Rings were used in the first year, before the Tepari Patesco docking iron was introduced.
Numnuts have been used for pain relief over the past three years and buccalgesic for the past two.
When interviewed by AgPro Management consultant Ed Riggall at Livestock Matters, Mr Wyatt said the biggest challenge with non-mulesing was flystrike in 12-18-month-old, full-fleeced hoggets, which carried a longer length of wool than a mated ewe.
Sheep were usually shorn in March, however this year all non-mulesed sheep will be crutched again in February.
"I think be proactive, not reactive," Mr Wyatt said.
He said he may change his treatment at the cradle for blowflies and lice and then use CLiK at weaning.
In response, Bellevue Rural Enterprises' David Grieg provided an update on insecticide resistance in the Eastern States.

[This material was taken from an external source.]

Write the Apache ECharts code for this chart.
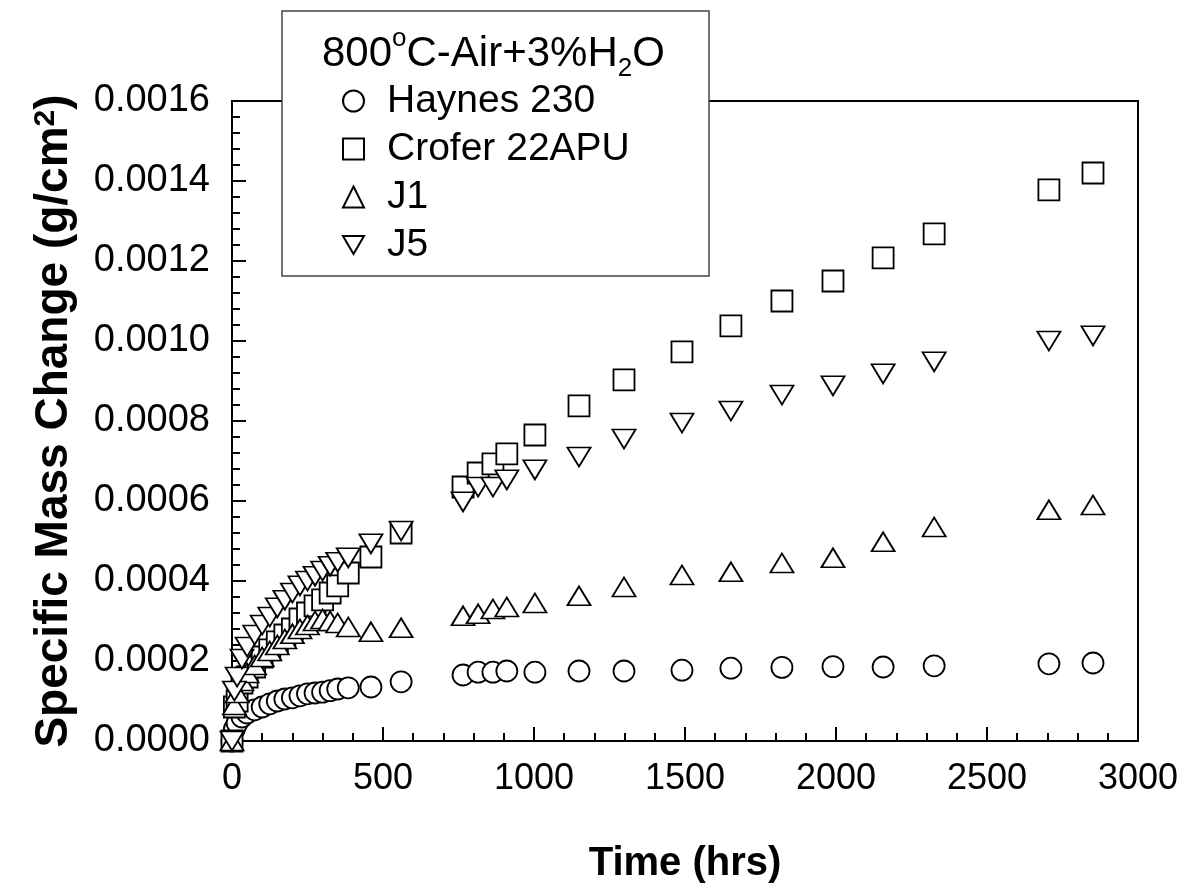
<!DOCTYPE html>
<html>
<head>
<meta charset="utf-8">
<script src="https://cdn.jsdelivr.net/npm/echarts@6/dist/echarts.min.js"></script>
<style>
  html, body { margin: 0; padding: 0; background: #fff; }
  #chart { width: 1189px; height: 893px; }
</style>
</head>
<body>
<div id="chart"></div>
<script>
// exposure time (hrs), shared by all four alloys
const times = [0, 8, 17, 33, 50, 75, 100, 125, 150, 175, 200, 225, 250, 275, 300, 325, 350, 385, 460, 560,
  765, 815, 864, 910, 1003, 1149, 1298, 1490, 1652, 1821, 1990, 2156, 2325, 2705, 2851];

// specific mass change (g/cm2)
const haynes230 = [0, 0.00003, 0.000045, 0.00006, 0.00007, 0.000078, 0.000085, 0.000093, 0.0001, 0.000105,
  0.000108, 0.000113, 0.000118, 0.00012, 0.000122, 0.000126, 0.00013, 0.000133, 0.000135, 0.000148,
  0.000165, 0.000172, 0.000172, 0.000175, 0.000172, 0.000175, 0.000175, 0.000177, 0.000182, 0.000184,
  0.000186, 0.000185, 0.000188, 0.000193, 0.000195];
const crofer22APU = [0, 0.000085, 0.0001, 0.000145, 0.00016, 0.000185, 0.00021, 0.000228, 0.000248, 0.000265,
  0.00028, 0.000305, 0.00032, 0.000338, 0.000353, 0.00037, 0.000388, 0.00042, 0.00046, 0.00052,
  0.000635, 0.00067, 0.000693, 0.000718, 0.000765, 0.000838, 0.000903, 0.000973, 0.001038, 0.0011,
  0.00115, 0.001208, 0.001268, 0.001378, 0.00142];
const j1 = [0, 0.00009, 0.00012, 0.00015, 0.00017, 0.00019, 0.00021, 0.000225, 0.00024, 0.000255,
  0.000268, 0.00028, 0.00029, 0.0003, 0.000305, 0.0003, 0.000295, 0.000285, 0.000273, 0.000283,
  0.000313, 0.000318, 0.00033, 0.000335, 0.000345, 0.000363, 0.000385, 0.000415, 0.000423, 0.000445,
  0.000458, 0.000498, 0.000535, 0.000578, 0.00059];
const j5 = [0, 0.000125, 0.00016, 0.000205, 0.000235, 0.000265, 0.00029, 0.00031, 0.000333, 0.000352,
  0.00037, 0.000388, 0.0004, 0.000412, 0.000425, 0.000437, 0.000447, 0.000458, 0.000493, 0.000525,
  0.000598, 0.000635, 0.000635, 0.000653, 0.000678, 0.00071, 0.000755, 0.000795, 0.000825, 0.000865,
  0.000888, 0.000918, 0.000948, 0.001, 0.001013];

const seriesNames = ['Haynes 230', 'Crofer 22APU', 'J1', 'J5'];
const xTicks = [0, 3000, 500];
const yTicks = [0, 0.0016, 0.0002];

const FONT = "Arial, 'Liberation Sans', sans-serif";
const downTri = 'path://M0,0L20,0L10,17Z';

const pairs = ys => times.map((t, i) => [t, ys[i]]);

const mk = (name, ys, symbol, size) => ({
  name: name,
  type: 'scatter',
  data: pairs(ys),
  symbol: symbol,
  symbolSize: size,
  itemStyle: { color: '#fff', borderColor: '#000', borderWidth: 1.8, opacity: 1 },
  emphasis: { disabled: true }
});

const chart = echarts.init(document.getElementById('chart'));
chart.setOption({
  animation: false,
  backgroundColor: '#fff',
  grid: {
    left: 232, right: 51, top: 101, bottom: 152,
    show: true, borderColor: '#000', borderWidth: 2
  },
  xAxis: {
    type: 'value',
    min: xTicks[0], max: xTicks[1], interval: xTicks[2],
    name: 'Time (hrs)',
    nameLocation: 'middle',
    nameGap: 103,
    nameTextStyle: { fontFamily: FONT, fontWeight: 'bold', fontSize: 40, color: '#000' },
    axisLine: { lineStyle: { color: '#000', width: 2 } },
    axisTick: { inside: true, length: 14, lineStyle: { color: '#000', width: 2 } },
    minorTick: { show: true, splitNumber: 5, length: 8, lineStyle: { color: '#000', width: 2 } },
    splitLine: { show: false },
    axisLabel: { fontFamily: FONT, fontSize: 36, color: '#000', margin: 20, formatter: v => String(v) }
  },
  yAxis: {
    type: 'value',
    min: yTicks[0], max: yTicks[1], interval: yTicks[2],
    name: 'Specific Mass Change (g/cm{sup|2})',
    nameLocation: 'middle',
    nameGap: 155,
    nameTextStyle: {
      fontFamily: FONT, fontWeight: 'bold', fontSize: 46, color: '#000',
      rich: { sup: { fontFamily: FONT, fontWeight: 'bold', fontSize: 30, verticalAlign: 'top', color: '#000' } }
    },
    axisLine: { lineStyle: { color: '#000', width: 2 } },
    axisTick: { inside: true, length: 14, lineStyle: { color: '#000', width: 2 } },
    minorTick: { show: true, splitNumber: 5, length: 8, lineStyle: { color: '#000', width: 2 } },
    splitLine: { show: false },
    axisLabel: { fontFamily: FONT, fontSize: 38, color: '#000', margin: 22, formatter: v => v.toFixed(4) }
  },
  legend: {
    data: seriesNames,
    orient: 'vertical',
    left: 337, top: 76,
    itemWidth: 21, itemHeight: 21,
    itemGap: 8,
    z: 20,
    selectedMode: false,
    textStyle: { fontFamily: FONT, fontSize: 39, color: '#000', lineHeight: 40, padding: [0, 0, 0, 18] }
  },
  graphic: [
    {
      type: 'rect', z: 15,
      shape: { x: 282, y: 11, width: 427, height: 265 },
      style: { fill: '#fff', stroke: '#444', lineWidth: 1.5 }
    },
    {
      type: 'text', z: 20,
      left: 322, top: 26,
      style: {
        text: '800{sup|o}C-Air+3%H{sub|2}O',
        font: '42px ' + FONT,
        fill: '#000',
        rich: {
          sup: { fontSize: 26, fontFamily: FONT, verticalAlign: 'top', fill: '#000', lineHeight: 56 },
          sub: { fontSize: 26, fontFamily: FONT, verticalAlign: 'bottom', fill: '#000', lineHeight: 56 }
        }
      }
    }
  ],
  series: [
    mk(seriesNames[0], haynes230, 'circle', 21),
    mk(seriesNames[1], crofer22APU, 'rect', 21),
    mk(seriesNames[2], j1, 'triangle', [23, 19]),
    mk(seriesNames[3], j5, downTri, [23, 19])
  ]
});
window.addEventListener('resize', function () {
  chart.resize();
});
</script>
</body>
</html>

He ceased mulesing in 2017 and has been Responsible Wool Standard (RWS) accredited since last year.
Mr Grieg said 75pc of the blow flies tested were resistant to up to 16 times the lethal dose of dicyclanil.
"The only time we use it is in the cradle on the lambs and we treat the breech of ewes at lamb marking with the hope that gets us through to weaning."
Mr Grieg added, "we don't see any flystrike on the ewes once they get to age and generally the lambs are pretty good.
"We only discovered (they were resistant) by accident - we weaned early during the drought and hadn't imprinted lambs well enough."
He said they were seeing scouring and flystrike in smaller lambs, well within the timing of when insecticide treatments should be working.
For Mr Grieg, genetics was the only way out, as "resistance has been there forever".
He used an example farm in the east, which was using an insecticide treatment five times a year - that is not five times on one sheep, but five times in one fly population.
When it came to wool cut, Mr Wyatt said it was too early to notice any change, however he expected it would drop and for reproduction to increase.
Speaking from personal experience, Mr Riggall said there was generally a correlation between reproductive rate and plainer bodied sheep.
"I have a couple of clients with mulesed and non-mulesed nucleus flocks," Mr Riggall said.
"Interestingly, both of them have a 10pc decrease in wool cut, but 10pc increase in reproductive rate and efficiency.
"That's from a general business perspective - so financially the wool you lose is compensated by the lambs you pick up."
In line with the wool and switching to non-mulesed, Mr Wyatt hopes to receive his RWS accreditation this year.
SCHOLARSHIP WINNER
MURDOCH University's Amelia Gooding and The University of WA's Dan Kierath, were announced as the winners of WALRC's scholarship opportunity for all agricultural science students.
The $2500 scholarship covers operating costs, associated with the students' research projects.
Ms Gooding is set to undertake an economic analysis of alternative legume fodder crops to finish weaners in a South West mixed-farm enterprise.
Mr Kierath will look at the impact of land use on the soil carbon profile in the Wheatbelt.